== Data shown ==

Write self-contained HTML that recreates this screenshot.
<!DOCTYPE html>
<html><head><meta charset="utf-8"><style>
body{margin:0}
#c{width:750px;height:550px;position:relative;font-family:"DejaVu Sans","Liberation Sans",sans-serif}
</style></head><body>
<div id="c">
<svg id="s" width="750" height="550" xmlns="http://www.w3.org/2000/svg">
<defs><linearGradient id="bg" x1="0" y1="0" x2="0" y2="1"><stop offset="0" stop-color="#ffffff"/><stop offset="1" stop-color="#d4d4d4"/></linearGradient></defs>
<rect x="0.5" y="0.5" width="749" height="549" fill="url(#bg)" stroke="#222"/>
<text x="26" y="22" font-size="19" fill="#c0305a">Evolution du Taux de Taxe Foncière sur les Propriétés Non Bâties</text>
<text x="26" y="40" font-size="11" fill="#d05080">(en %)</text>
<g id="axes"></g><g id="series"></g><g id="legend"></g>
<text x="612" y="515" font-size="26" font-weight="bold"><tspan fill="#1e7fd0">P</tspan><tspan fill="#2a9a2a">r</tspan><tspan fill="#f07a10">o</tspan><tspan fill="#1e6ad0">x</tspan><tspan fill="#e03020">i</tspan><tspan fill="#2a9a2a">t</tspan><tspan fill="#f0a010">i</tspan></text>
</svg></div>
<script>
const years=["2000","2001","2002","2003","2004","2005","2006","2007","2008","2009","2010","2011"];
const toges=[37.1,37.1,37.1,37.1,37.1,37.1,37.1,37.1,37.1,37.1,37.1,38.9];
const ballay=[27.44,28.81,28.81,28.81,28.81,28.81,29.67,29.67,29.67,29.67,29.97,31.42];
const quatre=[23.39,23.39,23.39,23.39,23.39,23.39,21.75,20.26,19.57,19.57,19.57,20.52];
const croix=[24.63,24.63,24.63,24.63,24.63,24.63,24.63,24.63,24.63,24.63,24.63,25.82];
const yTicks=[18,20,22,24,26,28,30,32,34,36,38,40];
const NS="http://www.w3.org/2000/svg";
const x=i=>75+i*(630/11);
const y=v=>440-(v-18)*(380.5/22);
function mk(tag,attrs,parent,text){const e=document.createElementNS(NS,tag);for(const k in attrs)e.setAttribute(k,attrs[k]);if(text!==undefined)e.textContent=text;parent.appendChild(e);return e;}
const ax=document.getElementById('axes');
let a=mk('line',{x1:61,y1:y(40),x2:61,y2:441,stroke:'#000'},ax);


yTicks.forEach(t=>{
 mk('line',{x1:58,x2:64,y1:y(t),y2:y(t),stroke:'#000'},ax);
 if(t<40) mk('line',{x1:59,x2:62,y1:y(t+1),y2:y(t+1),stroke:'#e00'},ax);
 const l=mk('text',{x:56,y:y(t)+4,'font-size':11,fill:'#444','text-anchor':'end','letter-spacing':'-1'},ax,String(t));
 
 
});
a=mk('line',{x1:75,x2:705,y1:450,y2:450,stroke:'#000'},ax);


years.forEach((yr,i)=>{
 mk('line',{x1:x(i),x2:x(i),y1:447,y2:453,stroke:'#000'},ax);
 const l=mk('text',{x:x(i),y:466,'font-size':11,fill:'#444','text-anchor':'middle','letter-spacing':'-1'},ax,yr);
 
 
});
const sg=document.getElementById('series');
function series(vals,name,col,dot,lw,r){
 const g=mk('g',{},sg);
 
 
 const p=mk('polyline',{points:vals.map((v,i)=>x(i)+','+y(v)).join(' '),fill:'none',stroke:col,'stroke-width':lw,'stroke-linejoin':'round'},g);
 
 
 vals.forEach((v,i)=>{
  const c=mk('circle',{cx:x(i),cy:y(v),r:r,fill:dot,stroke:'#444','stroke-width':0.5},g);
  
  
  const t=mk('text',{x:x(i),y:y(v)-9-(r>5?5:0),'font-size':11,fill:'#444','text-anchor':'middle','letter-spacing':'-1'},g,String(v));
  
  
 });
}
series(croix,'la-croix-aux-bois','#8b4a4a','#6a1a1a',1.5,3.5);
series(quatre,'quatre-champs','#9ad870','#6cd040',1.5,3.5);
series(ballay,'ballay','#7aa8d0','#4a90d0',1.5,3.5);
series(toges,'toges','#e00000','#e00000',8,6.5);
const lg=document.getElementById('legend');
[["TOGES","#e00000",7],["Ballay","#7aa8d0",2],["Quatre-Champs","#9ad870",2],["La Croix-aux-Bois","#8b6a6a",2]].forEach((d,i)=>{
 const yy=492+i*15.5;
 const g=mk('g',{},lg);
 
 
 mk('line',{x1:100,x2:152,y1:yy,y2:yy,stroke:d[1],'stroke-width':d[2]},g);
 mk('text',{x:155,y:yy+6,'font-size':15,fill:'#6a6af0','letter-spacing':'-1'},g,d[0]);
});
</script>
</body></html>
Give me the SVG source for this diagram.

===

Requirements: Extract the full listing above without alteration.

Output below:
Write self-contained HTML that recreates this screenshot.
<!DOCTYPE html>
<html><head><meta charset="utf-8"><style>
body{margin:0}
#c{width:750px;height:550px;position:relative;font-family:"DejaVu Sans","Liberation Sans",sans-serif}
</style></head><body>
<div id="c">
<svg id="s" width="750" height="550" xmlns="http://www.w3.org/2000/svg">
<defs><linearGradient id="bg" x1="0" y1="0" x2="0" y2="1"><stop offset="0" stop-color="#ffffff"/><stop offset="1" stop-color="#d4d4d4"/></linearGradient></defs>
<rect x="0.5" y="0.5" width="749" height="549" fill="url(#bg)" stroke="#222"/>
<text x="26" y="22" font-size="19" fill="#c0305a">Evolution du Taux de Taxe Foncière sur les Propriétés Non Bâties</text>
<text x="26" y="40" font-size="11" fill="#d05080">(en %)</text>
<g id="axes"></g><g id="series"></g><g id="legend"></g>
<text x="612" y="515" font-size="26" font-weight="bold"><tspan fill="#1e7fd0">P</tspan><tspan fill="#2a9a2a">r</tspan><tspan fill="#f07a10">o</tspan><tspan fill="#1e6ad0">x</tspan><tspan fill="#e03020">i</tspan><tspan fill="#2a9a2a">t</tspan><tspan fill="#f0a010">i</tspan></text>
</svg></div>
<script>
const years=["2000","2001","2002","2003","2004","2005","2006","2007","2008","2009","2010","2011"];
const toges=[37.1,37.1,37.1,37.1,37.1,37.1,37.1,37.1,37.1,37.1,37.1,38.9];
const ballay=[27.44,28.81,28.81,28.81,28.81,28.81,29.67,29.67,29.67,29.67,29.97,31.42];
const quatre=[23.39,23.39,23.39,23.39,23.39,23.39,21.75,20.26,19.57,19.57,19.57,20.52];
const croix=[24.63,24.63,24.63,24.63,24.63,24.63,24.63,24.63,24.63,24.63,24.63,25.82];
const yTicks=[18,20,22,24,26,28,30,32,34,36,38,40];
const NS="http://www.w3.org/2000/svg";
const x=i=>75+i*(630/11);
const y=v=>440-(v-18)*(380.5/22);
function mk(tag,attrs,parent,text){const e=document.createElementNS(NS,tag);for(const k in attrs)e.setAttribute(k,attrs[k]);if(text!==undefined)e.textContent=text;parent.appendChild(e);return e;}
const ax=document.getElementById('axes');
let a=mk('line',{x1:61,y1:y(40),x2:61,y2:441,stroke:'#000'},ax);


yTicks.forEach(t=>{
 mk('line',{x1:58,x2:64,y1:y(t),y2:y(t),stroke:'#000'},ax);
 if(t<40) mk('line',{x1:59,x2:62,y1:y(t+1),y2:y(t+1),stroke:'#e00'},ax);
 const l=mk('text',{x:56,y:y(t)+4,'font-size':11,fill:'#444','text-anchor':'end','letter-spacing':'-1'},ax,String(t));
 
 
});
a=mk('line',{x1:75,x2:705,y1:450,y2:450,stroke:'#000'},ax);


years.forEach((yr,i)=>{
 mk('line',{x1:x(i),x2:x(i),y1:447,y2:453,stroke:'#000'},ax);
 const l=mk('text',{x:x(i),y:466,'font-size':11,fill:'#444','text-anchor':'middle','letter-spacing':'-1'},ax,yr);
 
 
});
const sg=document.getElementById('series');
function series(vals,name,col,dot,lw,r){
 const g=mk('g',{},sg);
 
 
 const p=mk('polyline',{points:vals.map((v,i)=>x(i)+','+y(v)).join(' '),fill:'none',stroke:col,'stroke-width':lw,'stroke-linejoin':'round'},g);
 
 
 vals.forEach((v,i)=>{
  const c=mk('circle',{cx:x(i),cy:y(v),r:r,fill:dot,stroke:'#444','stroke-width':0.5},g);
  
  
  const t=mk('text',{x:x(i),y:y(v)-9-(r>5?5:0),'font-size':11,fill:'#444','text-anchor':'middle','letter-spacing':'-1'},g,String(v));
  
  
 });
}
series(croix,'la-croix-aux-bois','#8b4a4a','#6a1a1a',1.5,3.5);
series(quatre,'quatre-champs','#9ad870','#6cd040',1.5,3.5);
series(ballay,'ballay','#7aa8d0','#4a90d0',1.5,3.5);
series(toges,'toges','#e00000','#e00000',8,6.5);
const lg=document.getElementById('legend');
[["TOGES","#e00000",7],["Ballay","#7aa8d0",2],["Quatre-Champs","#9ad870",2],["La Croix-aux-Bois","#8b6a6a",2]].forEach((d,i)=>{
 const yy=492+i*15.5;
 const g=mk('g',{},lg);
 
 
 mk('line',{x1:100,x2:152,y1:yy,y2:yy,stroke:d[1],'stroke-width':d[2]},g);
 mk('text',{x:155,y:yy+6,'font-size':15,fill:'#6a6af0','letter-spacing':'-1'},g,d[0]);
});
</script>
</body></html>
Give me the SVG source for this diagram.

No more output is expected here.